Hay
libros que se recorren y se olvidan. Son la mayoría y, desde luego, no lo digo
con desprecio o burla. Me he pasado la vida leyéndolos y les tributo una enorme
gratitud. No pertenezco (nunca lo he hecho) a la cofradía de quienes postulan
que solamente hay que leer los libros egregios o sancionados por el aplauso de
las generaciones. En modo alguno. Qué esnobismo. Leo con infinito agrado a
muchos de mis contemporáneos y a todo tipo de escritores de siglos pretéritos,
sin importarme el idioma en que codificaron sus obras, su ideología política o
sus opiniones sexuales. Llevo medio siglo leyendo y cruzo los dedos anhelando
que aún me queden un par de décadas de seguir con esa misma inquietud vital.
Pero
sé que también hay libros que se recorren y se quedan en la memoria. Y que esa
memoria (contra lo que pudiera pensarse) no es firme, sino que va variando
conforme volvemos a ellos y les descubrimos nuevos perfiles, nuevas aristas,
nuevos esplendores: ese adjetivo que se nos pasó hace años, esa frase que quizá
no supimos entender del todo (por juventud o por excesiva velocidad lectora),
ese personaje por el que de pronto experimentamos mayor ternura o hacia el que
nos volcamos con más admiración. No se trata de que tú elijas qué libros van a
gozar de esa vida poliédrica dentro de tu corazón: es, probablemente, al
contrario.

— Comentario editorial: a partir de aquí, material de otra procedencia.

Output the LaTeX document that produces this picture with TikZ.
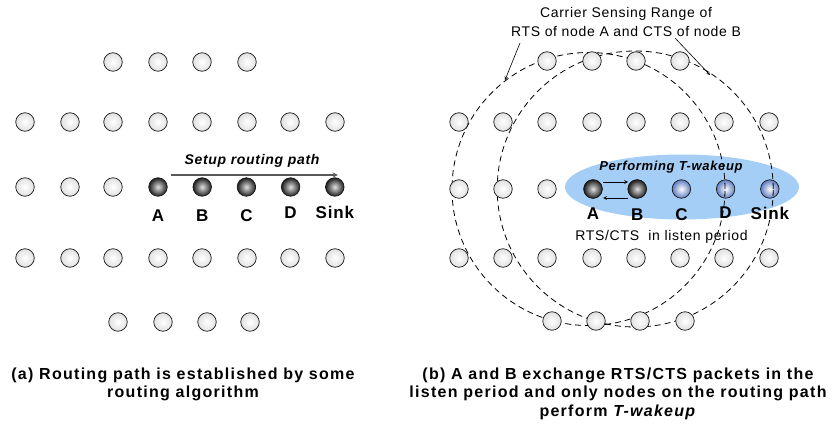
\documentclass[tikz,border=0pt]{standalone}
\usepackage{fontspec}
\setmainfont{Liberation Sans}[LetterSpace=5]
\newfontfamily\capfont{Liberation Sans}[LetterSpace=8]
\usepackage{tikz}
\usetikzlibrary{arrows}
\usetikzlibrary{positioning,calc,shapes.geometric}
\definecolor{zoneblue}{RGB}{164,206,246}
\definecolor{nodeblue}{RGB}{95,125,195}
\tikzset{
  sensor/.style={circle, draw=black!90, line width=0.7pt, minimum size=18.5pt, inner sep=0pt,
                 inner color=white, outer color=black!12},
  hop/.style={sensor, inner color=black!12, outer color=black!88},
  waker/.style={sensor, inner color=white, outer color=nodeblue},
  tag/.style={inner sep=0pt, font=\fontsize{17}{17}\selectfont\bfseries},
  csrange/.style={dash pattern=on 6pt off 4pt, line width=0.8pt},
  caption/.style={inner sep=0pt, anchor=north, align=center,
                  font=\capfont\fontsize{16}{18.5}\selectfont\bfseries}
}

\begin{document}
\begin{tikzpicture}[> = stealth, x=1pt, y=-1pt, node distance=44.2pt, on grid]
    \useasboundingbox (0,0) rectangle (838,428);

    % (a) routing path
    \foreach \x [count=\i] in {113,158,202,247}
        \node[sensor] (ar1-\i) at (\x,62) {};
    \foreach \x [count=\i] in {25,70,113,158,202,247,290,335} {
        \node[sensor] (ar2-\i) at (\x,122) {};
        \node[sensor] (ar4-\i) at (\x,258) {};
    }
    \foreach \x [count=\i] in {25,70,113}
        \node[sensor] (ar3-\i) at (\x,187) {};
    \foreach \x [count=\i] in {118,163,207,250}
        \node[sensor] (ar5-\i) at (\x,322) {};

    \node[hop] (a1)    at (158,187)     {};
    \node[hop] (b1)    [right=of a1]    {};
    \node[hop] (c1)    [right=of b1]    {};
    \node[hop] (d1)    [right=of c1]    {};
    \node[hop] (sink1) [right=of d1]    {};

    \node[tag] (la1) [below=29pt of a1]      {A};
    \node[tag] (lb1) [below=29pt of b1]      {B};
    \node[tag] (lc1) [below=29pt of c1]      {C};
    \node[tag] (ld1) [below=25.5pt of d1]    {D};
    \node[tag] (ls1) [below=25.5pt of sink1] {Sink};

    \draw[->, black!65, line width=1.2pt] ([xshift=13pt,yshift=12pt]a1.center)
        -- ([xshift=3pt,yshift=12pt]sink1.center);
    \node[inner sep=0pt, font=\fontsize{14}{14}\selectfont\bfseries\itshape] (setup)
        at (252,161) {Setup routing path};

    \node[caption] (capa) at (183,367.4)
        {(a) Routing path is established by some\\routing algorithm};

    % (b) T-wakeup
    \node[ellipse, fill=zoneblue, minimum width=234pt, minimum height=65pt, inner sep=0pt]
        (zone) at (682,187) {};

    \node[waker] (a2)    at (593,189)   {};
    \node[waker] (b2)    [right=of a2]  {};
    \node[waker] (c2)    [right=of b2]  {};
    \node[waker] (d2)    [right=of c2]  {};
    \node[waker] (sink2) [right=of d2]  {};
    \node[hop] at (a2) {};
    \node[hop] at (b2) {};

    \draw[csrange] ($(a2)+(-4.5,0)$) circle (136.5pt);
    \draw[csrange] ($(b2)+(-2,0)$)   circle (138pt);

    \foreach \x [count=\i] in {547,592,636,680}
        \node[sensor] (br1-\i) at (\x,61) {};
    \foreach \x [count=\i] in {459,503,547,592,636,680,724,769} {
        \node[sensor] (br2-\i) at (\x,122) {};
        \node[sensor] (br4-\i) at (\x,258) {};
    }
    \foreach \x [count=\i] in {459,503,547}
        \node[sensor] (br3-\i) at (\x,189) {};
    \foreach \x [count=\i] in {552,596,640,685}
        \node[sensor] (br5-\i) at (\x,321) {};

    \node[tag] (la2) [below=25pt of a2]    {A};
    \node[tag] (lb2) [below=26pt of b2]    {B};
    \node[tag] (lc2) [below=26pt of c2]    {C};
    \node[tag] (ld2) [below=24pt of d2]    {D};
    \node[tag] (ls2) [below=24pt of sink2] {Sink};

    \draw[->, line width=0.8pt] ([xshift=10pt,yshift=7pt]a2.center) -- ([xshift=-9pt,yshift=7pt]b2.center);
    \draw[->, line width=0.8pt] ([xshift=-9pt,yshift=-9pt]b2.center) -- ([xshift=10pt,yshift=-9pt]a2.center);

    \node[inner sep=0pt, font=\fontsize{13}{13}\selectfont\bfseries\itshape] (wake)
        at (671,167) {Performing T-wakeup};
    \node[inner sep=0pt, font=\fontsize{14}{14}\selectfont] (listen)
        at (661.5,236.4) {RTS/CTS\ \ in listen period};

    \node[inner sep=0pt, anchor=north, align=center, font=\fontsize{14}{19}\selectfont] (sense)
        at (626,6.8) {Carrier Sensing Range of\\RTS of node A and CTS of node B};
    \coordinate (sl)   at (520,43);
    \coordinate (rngA) at (505,80);
    \coordinate (sr)   at (675,38);
    \coordinate (rngB) at (710,75);
    \draw[->, line width=0.6pt] (sl) -- (rngA);
    \draw[->, line width=0.6pt] (sr) -- (rngB);

    \node[caption] (capb) at (618,367.4)
        {(b) A and B exchange RTS/CTS packets in the\\listen period and only nodes on the routing path\\perform \textit{T-wakeup}};
\end{tikzpicture}
\end{document}
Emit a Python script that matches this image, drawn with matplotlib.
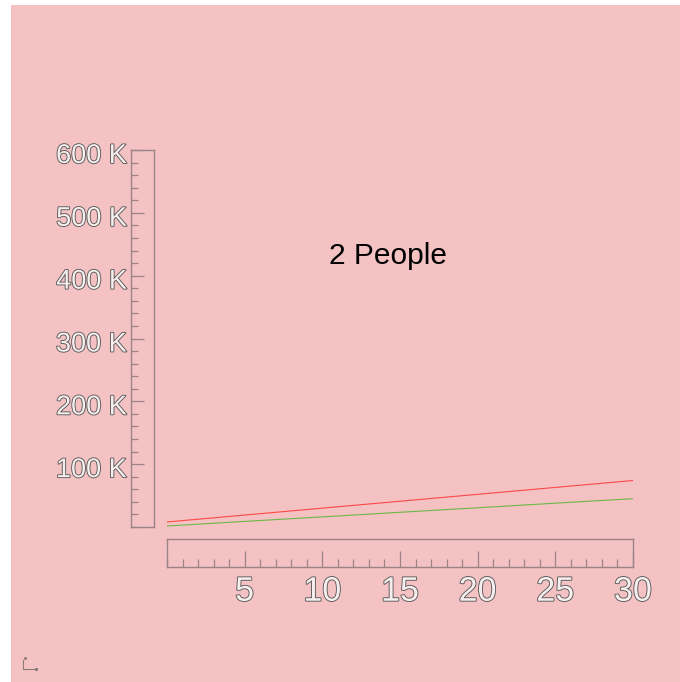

Quizá cada libro elige a quién impregnar, a quién invadir, a quién
retener.
Para
Antonio Muñoz Molina, una de esas obras es Don Quijote de la Mancha; y
en este reciente libro, que se titula El verano de Cervantes y que ha
aparecido en el sello Seix Barral, explica los pormenores de su amor: primero,
contándonos de qué manera descubrió la novela en su infancia; luego, glosando los
detalles que ha ido descubriendo en cada nueva visita, en épocas y países
distintos; al fin, explorando la influencia que la obra cervantina ejerció
sobre escritores de todo tipo (Faulkner, Mann, Twain, Joyce). En ese juego
polifónico, Antonio Muñoz Molina nos conduce por un camino que ocupa 444
páginas, lleno de brillantez y de magia, en el que descubrimos con fascinación
que, a pesar de que hayamos leído la obra de Cervantes, la mirada afiladísima
del ubetense nos invita a descubrir multitud de detalles que se nos escaparon y
que, mirados con sus pupilas, nos revelan importantes detalles estilísticos.
Aportaré un único ejemplo, que se encuentra en la página 187: “En las más de
mil páginas de Don Quijote siempre es verano y llueve una sola vez”. Yo,
que he leído dos veces la obra (y creo que no de forma desatenta), jamás había
reparado en esos detalles.
En la brillantez estilística de Muñoz Molina, en su fascinante poder de seducción y en el embobamiento que su lectura me depara no será preciso que me detenga, porque son sabidos. A ningún escritor, vivo o muerto, admiro más que a él.